Most of the 'uploads' supported on SE are embeds organic to a post. Images are often useful in questions, YouTube embeds are useful on sites about media and so on. There's an exhaustive, and hopefully complete list here.
Blender has a file upload someone in the community setup, because their site needs it.
All those 'enrich' a post with appropriate content, rather than acting as a store of things that wouldn't fit into a post. In the Stack Overflow version of how to ask a good question (which goes into more depth than ours) it says
Not all questions benefit from including code, but if your problem is with code you've written, you should include some. But don't just copy in your entire program! Not only is this likely to get you in trouble if you're posting your employer's code, it likely includes a lot of irrelevant details that readers will need to ignore when trying to reproduce the problem. Here are some guidelines:
Include just enough code to allow others to reproduce the problem.
...
DO NOT post images of code, data, error messages, etc.—copy or type the text into the question. Please reserve the use of images for diagrams or demonstrating rendering bugs, things that are impossible to describe accurately via text.

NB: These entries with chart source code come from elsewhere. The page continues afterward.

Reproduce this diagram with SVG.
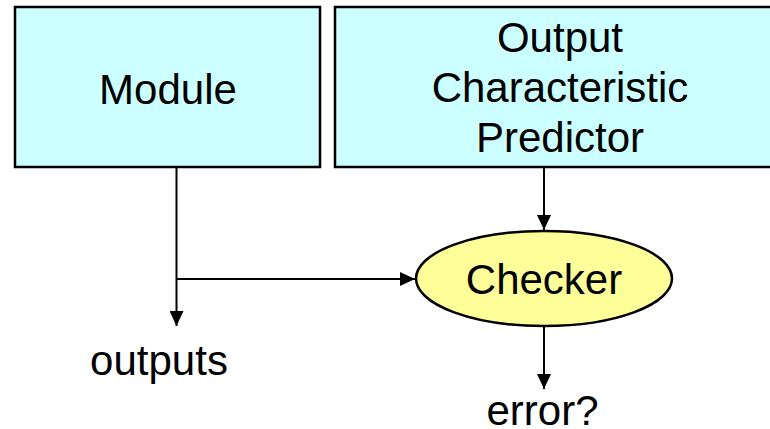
<svg xmlns="http://www.w3.org/2000/svg" width="770" height="429" viewBox="0 0 770 429">
<style>
.box{fill:#CCFFFF;stroke:#000;stroke-width:2.5}
.ell{fill:#FFFF99;stroke:#000;stroke-width:2.5}
.t{font-family:"Liberation Sans",Arial,sans-serif;font-size:42px;fill:#000;text-anchor:middle}
.c{fill:none;stroke:#000;stroke-width:2}
</style>
<defs>
<marker id="ah" viewBox="0 0 15 14" refX="15" refY="7" markerWidth="15" markerHeight="14" markerUnits="userSpaceOnUse" orient="auto">
<path d="M0,0 L15,7 L0,14 Z" fill="#000"/>
</marker>
</defs>
<rect width="770" height="429" fill="#fff"/>
<g id="module">
<rect class="box" x="15" y="7" width="305" height="160"/>
<text class="t" x="168" y="104">Module</text>
</g>
<g id="predictor">
<rect class="box" x="335" y="7" width="450" height="160"/>
<text class="t" x="560" y="52">Output</text>
<text class="t" x="560" y="102">Characteristic</text>
<text class="t" x="560" y="152">Predictor</text>
</g>
<g id="checker">
<ellipse class="ell" cx="544" cy="278.5" rx="128" ry="47.5"/>
<text class="t" x="544" y="294">Checker</text>
</g>
<g id="outputs">
<text class="t" x="159" y="375">outputs</text>
</g>
<g id="error">
<text class="t" x="542.5" y="425">error?</text>
</g>
<g id="connectors">
<line class="c" x1="176.5" y1="168" x2="176.5" y2="326" marker-end="url(#ah)"/>
<line class="c" x1="176.5" y1="279" x2="415" y2="279" marker-end="url(#ah)"/>
<line class="c" x1="544" y1="168" x2="544" y2="230" marker-end="url(#ah)"/>
<line class="c" x1="544" y1="326" x2="544" y2="389" marker-end="url(#ah)"/>
</g>
</svg>
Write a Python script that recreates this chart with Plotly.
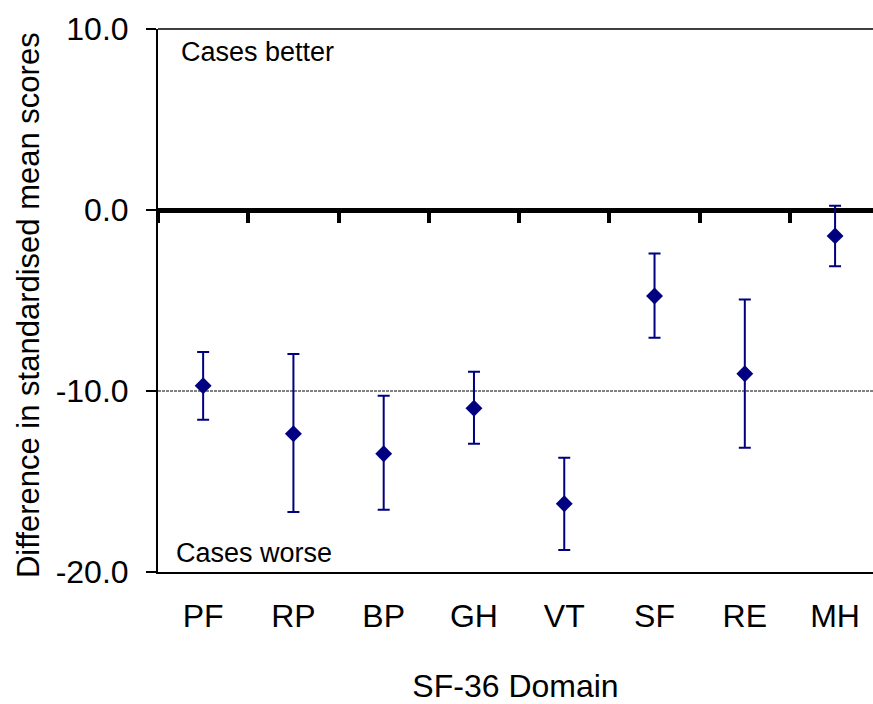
import plotly.graph_objects as go

domains = ["PF", "RP", "BP", "GH", "VT", "SF", "RE", "MH"]
mean_diff = [-9.71, -12.36, -13.47, -10.95, -16.23, -4.75, -9.05, -1.43]
ci_upper = [-7.84, -7.95, -10.26, -8.94, -13.69, -2.41, -4.95, 0.24]
ci_lower = [-11.59, -16.69, -16.56, -12.91, -18.79, -7.06, -13.13, -3.11]
y_ticks = [-20.0, -10.0, 0.0, 10.0]
y_tick_labels = ["-20.0", "-10.0", "0.0", "10.0"]
ref_line = -10.0

err_plus = [u - m for u, m in zip(ci_upper, mean_diff)]
err_minus = [m - l for m, l in zip(mean_diff, ci_lower)]

FONT = "Arial, Liberation Sans, sans-serif"
NAVY = "#000080"

fig = go.Figure()
fig.add_trace(go.Scatter(
    x=domains, y=mean_diff, mode="markers",
    marker=dict(symbol="diamond", size=13, color=NAVY),
    error_y=dict(type="data", symmetric=False, array=err_plus, arrayminus=err_minus,
                 color=NAVY, thickness=2, width=6),
    showlegend=False, hoverinfo="x+y",
))
# invisible trace to carry the zero-line axis
fig.add_trace(go.Scatter(
    x=domains, y=mean_diff, mode="markers", xaxis="x2",
    marker=dict(opacity=0), showlegend=False, hoverinfo="skip",
))

fig.update_layout(
    width=873, height=704,
    margin=dict(l=158, r=0, t=29, b=132, autoexpand=False),
    paper_bgcolor="white", plot_bgcolor="white",
    font=dict(family=FONT, color="black"),
    xaxis=dict(
        type="category", categoryorder="array", categoryarray=domains,
        range=[-0.5, 7.42], showgrid=False, zeroline=False, automargin=False,
        showline=True, linewidth=2, linecolor="black",
        ticks="", tickfont=dict(size=32, family=FONT, color="black"),
        ticklabelstandoff=15,
        title=dict(text="SF-36 Domain", font=dict(size=32, family=FONT, color="black"), standoff=42),
    ),
    xaxis2=dict(
        type="category", categoryorder="array", categoryarray=domains,
        overlaying="x", matches="x", anchor="free", position=20 / 30,
        showgrid=False, zeroline=False, showticklabels=False, automargin=False,
        showline=True, linewidth=5, linecolor="black",
        ticks="outside", tickson="boundaries", ticklen=10, tickwidth=4, tickcolor="black",
        layer="below traces",
    ),
    yaxis=dict(
        range=[-20, 10], tickvals=y_ticks, ticktext=y_tick_labels,
        showgrid=False, zeroline=False, automargin=False,
        showline=True, linewidth=2, linecolor="black",
        ticks="outside", ticklen=10, tickwidth=1.5, tickcolor="black",
        tickfont=dict(size=32, family=FONT, color="black"),
        ticklabelstandoff=11,
    ),
    shapes=[
        dict(type="line", xref="paper", yref="y", x0=0, x1=1, y0=ref_line, y1=ref_line,
             line=dict(color="black", width=1, dash="3px,1px"), layer="below"),
        dict(type="line", xref="paper", yref="paper", x0=0, x1=1, y0=1, y1=1,
             line=dict(color="black", width=1.5), layer="below"),
    ],
    annotations=[
        dict(text="Difference in standardised mean scores", textangle=-90,
             xref="paper", yref="paper", x=-0.1818, y=0.4917,
             xanchor="center", yanchor="middle", showarrow=False,
             font=dict(size=31, family=FONT, color="black")),
        dict(text="Cases better", xref="paper", yref="y", x=0.0294, y=8.73,
             xanchor="left", yanchor="middle", showarrow=False,
             font=dict(size=27, family=FONT, color="black")),
        dict(text="Cases worse", xref="paper", yref="y", x=0.0224, y=-18.97,
             xanchor="left", yanchor="middle", showarrow=False,
             font=dict(size=27, family=FONT, color="black")),
    ],
)

fig.write_html("out.html", config={"displayModeBar": False},
               post_script="document.body.style.margin='0';document.body.style.overflow='hidden';")
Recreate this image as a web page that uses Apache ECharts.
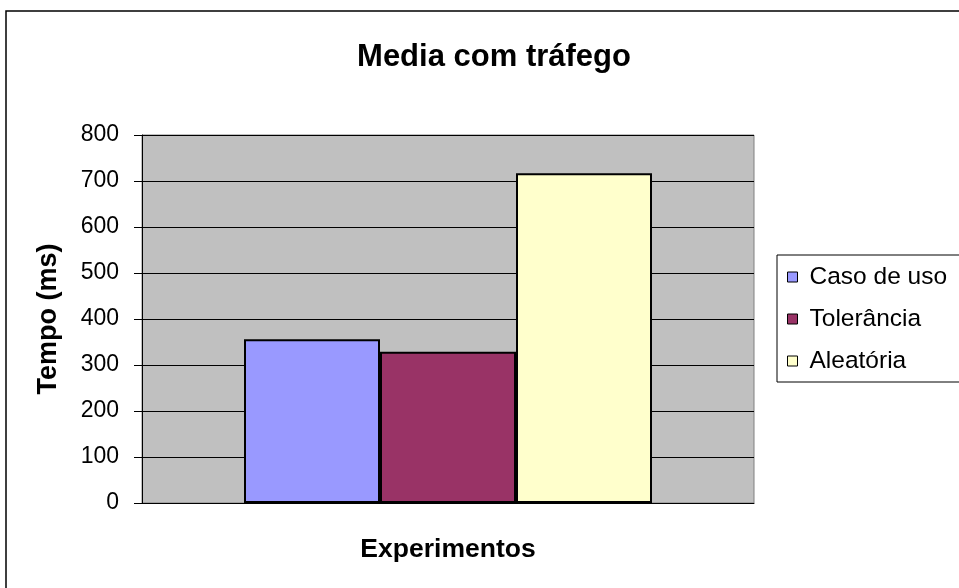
<!DOCTYPE html>
<html>
<head>
<meta charset="utf-8">
<script src="https://cdn.jsdelivr.net/npm/echarts@6/dist/echarts.min.js"></script>
<style>
  html, body { margin: 0; padding: 0; background: #fff; }
  #chart { width: 959px; height: 588px; }
</style>
</head>
<body>
<div id="chart"></div>
<script>
// Average response time with traffic, one group of three experiments
const categories = [''];
const seriesNames = ['Caso de uso', 'Tolerância', 'Aleatória'];
const casoDeUso = [356];
const tolerancia = [329];
const aleatoria = [717];
const yTicks = [0, 100, 200, 300, 400, 500, 600, 700, 800];

const colors = ['#9999FF', '#993366', '#FFFFCC'];
const fontFamily = '"Liberation Sans", Arial, sans-serif';

const chart = echarts.init(document.getElementById('chart'), null, { renderer: 'canvas' });

const values = [casoDeUso, tolerancia, aleatoria];

chart.setOption({
  animation: false,
  backgroundColor: '#ffffff',
  textStyle: { fontFamily: fontFamily },
  title: {
    text: 'Media com tráfego',
    left: 489,
    top: 52,
    textAlign: 'center',
    textVerticalAlign: 'middle',
    textStyle: { fontSize: 31, fontWeight: 'bold', color: '#000', fontFamily: fontFamily }
  },
  graphic: [{
    type: 'rect',
    shape: { x: 6, y: 11, width: 1000, height: 1000 },
    style: { fill: 'none', stroke: '#000', lineWidth: 1.5 },
    silent: true,
    z: 100
  }],
  legend: {
    orient: 'vertical',
    left: 777,
    top: 255,
    padding: [8, 60, 7, 10],
    itemGap: 14,
    itemWidth: 10,
    itemHeight: 10,
    itemStyle: { borderColor: '#000', borderWidth: 1 },
    icon: 'rect',
    itemTextGap: 13,
    borderColor: '#000',
    borderWidth: 1,
    backgroundColor: '#fff',
    textStyle: {
      fontSize: 24.5,
      color: '#000',
      fontFamily: fontFamily,
      lineHeight: 28,
      padding: [0, 0, 0, 7]
    },
    data: seriesNames
  },
  grid: {
    left: 142,
    top: 135,
    right: 205,
    bottom: 85,
    show: true,
    backgroundColor: '#C0C0C0',
    borderColor: '#808080',
    borderWidth: 1
  },
  xAxis: {
    type: 'category',
    data: categories,
    name: 'Experimentos',
    nameLocation: 'middle',
    nameGap: 33,
    nameTextStyle: { fontSize: 26.5, fontWeight: 'bold', color: '#000', fontFamily: fontFamily },
    axisLine: { show: true, lineStyle: { color: '#000', width: 1 } },
    axisTick: { show: false },
    axisLabel: { show: false }
  },
  yAxis: {
    type: 'value',
    min: 0,
    max: 800,
    interval: 100,
    name: 'Tempo (ms)',
    nameLocation: 'middle',
    nameRotate: 90,
    nameGap: 80,
    nameTextStyle: { fontSize: 27, fontWeight: 'bold', color: '#000', fontFamily: fontFamily },
    axisLine: { show: true, lineStyle: { color: '#000', width: 1 } },
    axisTick: { show: true, inside: false, length: 8, lineStyle: { color: '#000' } },
    axisLabel: {
      margin: 23,
      fontSize: 23,
      color: '#000',
      fontFamily: fontFamily,
      formatter: function (v) { return yTicks.indexOf(v) >= 0 ? String(v) : ''; }
    },
    splitLine: { show: true, lineStyle: { color: '#000', width: 1 } }
  },
  series: seriesNames.map(function (name, i) {
    return {
      name: name,
      type: 'bar',
      data: values[i],
      barWidth: 136,
      barGap: '0%',
      itemStyle: { color: colors[i], borderColor: '#000', borderWidth: 2 }
    };
  })
});
</script>
</body>
</html>
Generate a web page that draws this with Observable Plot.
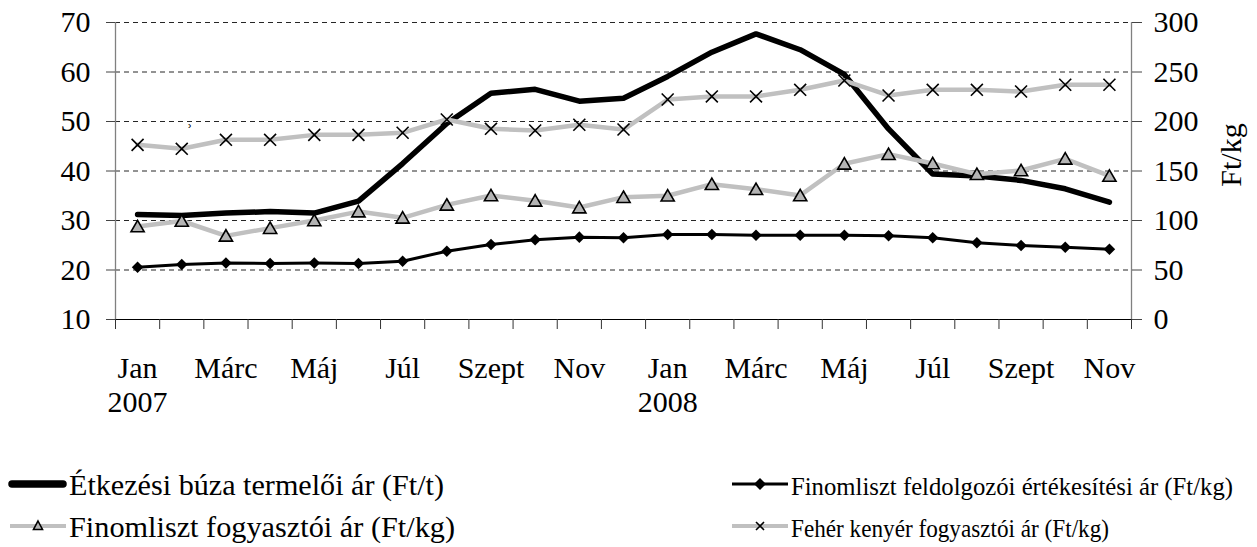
<!DOCTYPE html>
<html><head><meta charset="utf-8">
<script src="https://cdn.jsdelivr.net/npm/d3@7"></script>
<script src="https://cdn.jsdelivr.net/npm/@observablehq/plot@0.6"></script>
<style>
body{margin:0;background:#fff;font-family:"Liberation Serif","Times New Roman",Times,serif;}
#chart svg, #legend svg{display:block;}
</style></head><body>
<div id="chart"></div>
<div id="legend"></div>
<script>
// ---- data ----
const months = ["Jan","Febr","Márc","Ápr","Máj","Jún","Júl","Aug","Szept","Okt","Nov","Dec",
                "Jan","Febr","Márc","Ápr","Máj","Jún","Júl","Aug","Szept","Okt","Nov"];
const years = ["2007","","","","","","","","","","","","2008","","","","","","","","","",""];
// left axis (ezer Ft/t)
const wheat = [31.2,31.0,31.5,31.8,31.5,33.9,41.5,49.6,55.7,56.5,54.1,54.7,59.1,64.0,67.7,64.5,59.5,48.5,39.4,39.0,38.1,36.4,33.7];
// right axis (Ft/kg)
const flourProc = [52.8,55.6,57.0,56.6,57.0,56.6,58.9,69.0,75.8,80.5,83.2,82.5,85.9,85.9,85.2,85.2,85.2,84.5,82.5,77.5,74.7,73.0,71.0];
const flourCons = [94,99.5,84.5,92.3,100,109,102.7,115.8,125.3,119.9,113.1,123.6,125,136.7,131.6,125.3,157.3,167,157.6,146.8,150.5,162.3,145];
const bread = [176.4,172.4,181.5,181.5,186.5,186.5,188.6,202,192.6,190.9,196.7,191.9,222.2,225.3,225.3,232,241.4,226.3,232,232,230.3,237.1,237.1];
const leftTicks = [10,20,30,40,50,60,70];
const rightTicks = [0,50,100,150,200,250,300];
const seriesNames = ["Étkezési búza termelői ár (Ft/t)","Finomliszt feldolgozói értékesítési ár (Ft/kg)",
                     "Finomliszt fogyasztói ár (Ft/kg)","Fehér kenyér fogyasztói ár (Ft/kg)"];
const rightAxisLabel = "Ft/kg";
const strayMark = "ʾ";

// ---- build ----
const FONT = '"Liberation Serif","Times New Roman",Times,serif';
const toLeft = v => v / 5 + 10;      // right axis (0–300) mapped onto left (10–70)
const n = months.length;
const rows = months.map((m, i) => ({
  x: i + 0.5, month: m, year: years[i],
  wheat: wheat[i], proc: toLeft(flourProc[i]), cons: toLeft(flourCons[i]), bread: toLeft(bread[i])
}));
const labelRows = rows.filter((d, i) => i % 2 === 0);
const W = 1257, H = 440, plotBottom = 319;
const grey = "#c0c0c0";

const chart = Plot.plot({
  width: W, height: H,
  marginLeft: 115, marginRight: 126, marginTop: 22, marginBottom: H - plotBottom,
  style: {fontFamily: FONT, fontSize: "30px", color: "#000", background: "#fff", overflow: "visible"},
  x: {type: "linear", domain: [0, n], axis: null},
  y: {domain: [10, 70], axis: null},
  marks: [
    Plot.ruleY(leftTicks.filter(t => t > 10), {stroke: "#000", strokeWidth: 1, strokeDasharray: "5,4", strokeOpacity: 0.85}),
    Plot.ruleX([0, n], {y1: 10, y2: 70, stroke: "#808080", strokeWidth: 1.3}),
    Plot.ruleY([10], {stroke: "#000", strokeWidth: 1}),
    Plot.axisY({anchor: "left", ticks: leftTicks, tickSize: 9, tickPadding: 16, tickFormat: d => d, label: null, stroke: "#444", fontSize: 30}),
    Plot.axisY({anchor: "right", ticks: rightTicks.map(toLeft), tickSize: 10, tickPadding: 12,
      tickFormat: d => Math.round((d - 10) * 5), label: null, stroke: "#444", fontSize: 30}),
    Plot.axisX({ticks: d3.range(n + 1), tickSize: 10, tickFormat: () => "", label: null, stroke: "#333"}),
    Plot.axisX({ticks: labelRows.map(d => d.x), tickSize: 0, tickPadding: 35, label: null, lineHeight: 1.12, fontSize: 30,
      tickFormat: d => { const r = rows[Math.round(d - 0.5)]; return r.year ? r.month + "\n" + r.year : r.month; }}),
    Plot.text([rightAxisLabel], {frameAnchor: "right", textAnchor: "middle", dx: 100, dy: -16, rotate: -90, fontSize: 30}),
    Plot.line(rows, {x: "x", y: "wheat", stroke: "#000", strokeWidth: 5.5, strokeLinejoin: "round", strokeLinecap: "round"}),
    Plot.line(rows, {x: "x", y: "proc", stroke: "#000", strokeWidth: 3}),
    Plot.dot(rows, {x: "x", y: "proc", symbol: "square", rotate: 45, r: 4.6, fill: "#000"}),
    Plot.line(rows, {x: "x", y: "cons", stroke: grey, strokeWidth: 4.5}),
    Plot.dot(rows, {x: "x", y: "cons", symbol: "triangle", r: 4.9, dy: 1.5, fill: "#b4b4b4", stroke: "#000", strokeWidth: 1.6}),
    Plot.line(rows, {x: "x", y: "bread", stroke: grey, strokeWidth: 4.5}),
    Plot.dot(rows, {x: "x", y: "bread", symbol: "times", r: 5.5, stroke: "#000", strokeWidth: 1.6}),
    Plot.text([rows[1]], {x: "x", y: "bread", text: () => strayMark, dx: 8, dy: -17, fontSize: 22})
  ]
});
document.getElementById("chart").appendChild(chart);

// ---- legend (below the plot SVG) ----
const LH = 547 - H;
const lsvg = d3.select("#legend").append("svg").attr("width", W).attr("height", LH)
  .attr("font-family", FONT);
const items = [
  {col: 0, row: 0, size: 30, textLen: 375}, {col: 1, row: 0, size: 26, textLen: 442},
  {col: 0, row: 1, size: 30, textLen: 386}, {col: 1, row: 1, size: 26, textLen: 318}
];
const colX = [8, 730], rowY = [44, 86];
items.forEach((it, i) => {
  const g = lsvg.append("g").attr("transform", `translate(${colX[it.col]},${rowY[it.row]})`);
  if (i === 0) {
    g.append("line").attr("x1", 4).attr("x2", 55).attr("stroke", "#000").attr("stroke-width", 7.5).attr("stroke-linecap", "round");
  } else if (i === 1) {
    g.append("line").attr("x1", 2).attr("x2", 58).attr("stroke", "#000").attr("stroke-width", 3);
    g.append("path").attr("d", "M30 -6L36 0L30 6L24 0Z").attr("fill", "#000");
  } else if (i === 2) {
    g.append("line").attr("x1", 2).attr("x2", 58).attr("stroke", grey).attr("stroke-width", 4);
    g.append("path").attr("d", "M30 -5L34.5 3.5L25.5 3.5Z").attr("fill", "#b4b4b4").attr("stroke", "#000").attr("stroke-width", 1.6);
  } else {
    g.append("line").attr("x1", 2).attr("x2", 58).attr("stroke", grey).attr("stroke-width", 4);
    g.append("path").attr("d", "M26 -4L34 4M34 -4L26 4").attr("stroke", "#000").attr("stroke-width", 1.6);
  }
  g.append("text").attr("x", 61).attr("y", 11).attr("font-size", it.size)
    .attr("textLength", it.textLen).attr("lengthAdjust", "spacingAndGlyphs").attr("fill", "#000").text(seriesNames[i]);
});
</script>
</body></html>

The proposal as written encourages users to dump entire environments, voluminous logs and other artifacts as a whole, rather than spending the effort to sift through it. It also moves information needed to answer a question away from the question, which practically means a lot of users are going to be frustrated because question quality can suffer, or someone dumped everything they had and no one reads it to answer.
Generally I don't think most random strangers are going to download your entire environment and troubleshoot the whole thing for you.
There's also the risk of secrets leaking when you do something like upload your entire environment. Private keys, passwords and so on. Least in a actual post we can redact that information; it’s not as easy with a file host.